On a cold cold day, I found myself walking at twice my normal pace, as if I could outrun the freezing temperature. I started by flipping five heads in a row–as I went around the block, I passed by a couple arguing in an Eastern European language.

I wandered around east of Broadway. I passed by the Jubilee supermarket, which had small displays of food in their windows, with dramatic lighting and purple fabric. This presentation worked well with fresh produce and seemed kind of silly with protein bars.

I kept wiggling east until I ended up by the Peck Slip post office, an ever-popular location for me. The intense cold meant that the city felt transformed and depopulated. People weren’t walking around bundled up; they were staying inside. I looped around and headed halfway home, then turned around and headed right back for Peck Slip.
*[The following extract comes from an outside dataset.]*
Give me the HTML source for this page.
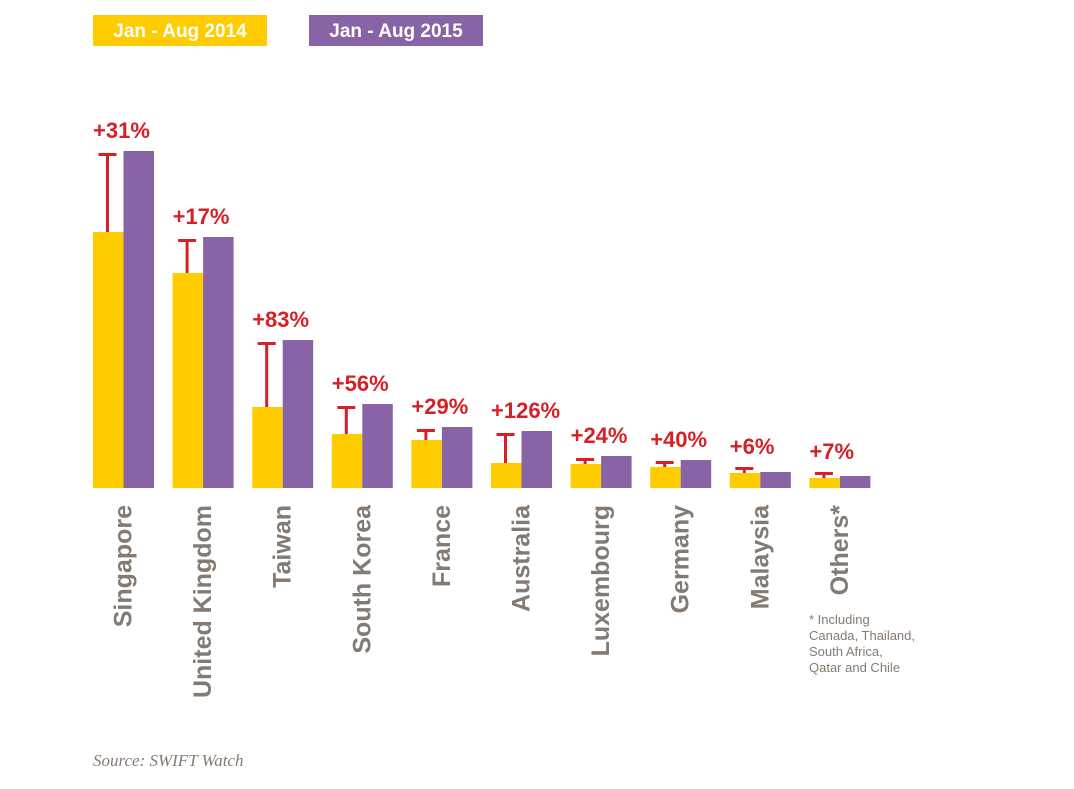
<!DOCTYPE html>
<html><head><meta charset="utf-8"><style>
body{margin:0;background:#fff;width:1074px;height:784px;overflow:hidden;font-family:"Liberation Sans",sans-serif}
</style></head><body>
<svg id="c" width="1074" height="784" xmlns="http://www.w3.org/2000/svg">
<g>
<rect x="93" y="15" width="174" height="31" fill="#ffcc00"/>
<text x="180" y="37" text-anchor="middle" fill="#fff" font-weight="bold" font-size="19">Jan - Aug 2014</text>
<rect x="309" y="15" width="174" height="31" fill="#8864a6"/>
<text x="396" y="37" text-anchor="middle" fill="#fff" font-weight="bold" font-size="19">Jan - Aug 2015</text>
</g>
<g id="bars"></g>
<g fill="#857a72" font-size="13">
<text x="809" y="624">* Including</text>
<text x="809" y="640">Canada, Thailand,</text>
<text x="809" y="656">South Africa,</text>
<text x="809" y="672">Qatar and Chile</text>
</g>
<text x="93" y="766" font-family="Liberation Serif,serif" font-style="italic" font-size="17" fill="#857a72">Source: SWIFT Watch</text>
</svg>
<script>
const categories=["Singapore","United Kingdom","Taiwan","South Korea","France","Australia","Luxembourg","Germany","Malaysia","Others*"];
const values2014=[256,215,81,54,48,25,24,21,15,10];
const values2015=[337,251,148,84,61,57,32,28,16,12];
const growthLabels=["+31%","+17%","+83%","+56%","+29%","+126%","+24%","+40%","+6%","+7%"];
const base=488, x0=93, step=79.6, bw=30.5;
const y=v=>base-v;
const xg=i=>x0+i*step;
const g=document.getElementById('bars');
const NS="http://www.w3.org/2000/svg";
function mk(t,a){const e=document.createElementNS(NS,t);for(const k in a)e.setAttribute(k,a[k]);g.appendChild(e);return e;}
categories.forEach((c,i)=>{
  const x=xg(i);
  const r1=mk('rect',{x:x,y:y(values2014[i]),width:bw,height:values2014[i],fill:'#ffcc00'});
  
  
  const r2=mk('rect',{x:x+bw,y:y(values2015[i]),width:bw,height:values2015[i],fill:'#8864a6'});
  
  
  const top=Math.min(y(values2015[i])+2, y(values2014[i])-6), cx=x+14.5;
  const s=mk('rect',{x:cx-1.5,y:top,width:3,height:Math.max(0,y(values2014[i])-top),fill:'#d71f26'});
  
  
  const cap=mk('rect',{x:cx-9,y:top,width:18,height:3,fill:'#d71f26'});
  
  
  const t=mk('text',{x:x,y:Math.min(y(values2015[i]),top)-13,fill:'#d71f26','font-weight':'bold','font-size':'22'});
  t.textContent=growthLabels[i];
  
  
  const lx=x+bw+8;
  const l=mk('text',{x:0,y:0,transform:`translate(${lx},505) rotate(-90)`,'text-anchor':'end',fill:'#857a72','font-weight':'bold','font-size':'25'});
  l.textContent=c;
  
  
});
</script>
</body></html>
A young black man with a French-African accent asked me where Pier 17 was. I didn’t remember that was another name for the South Street Seaport, but I pointed him in the right direction anyway. I continued on to the water–not a desirable destination in this weather–and then down past the stinky fish markets to the Seaport, flipping seven tails in a row that sent me right back to the Seaport. I passed by a Chinese couple with two enormous carts, piled high with bags of empty cans and bottles. It looked like they had made the ad-hoc trash-picking of many homeless people into a professional endeavor.

When I got to the Seaport, I proceeded to flip heads eleven times in a row. I walked around the perimeter three times, passing the glittering shops inside in favor of the hard steel water and the view of three bridges. As I flipped a coin that would have sent me on yet another loop, a passerby shouted “Heads!” That seemed to break the chain–it was tails, I told him, and walked away from the water.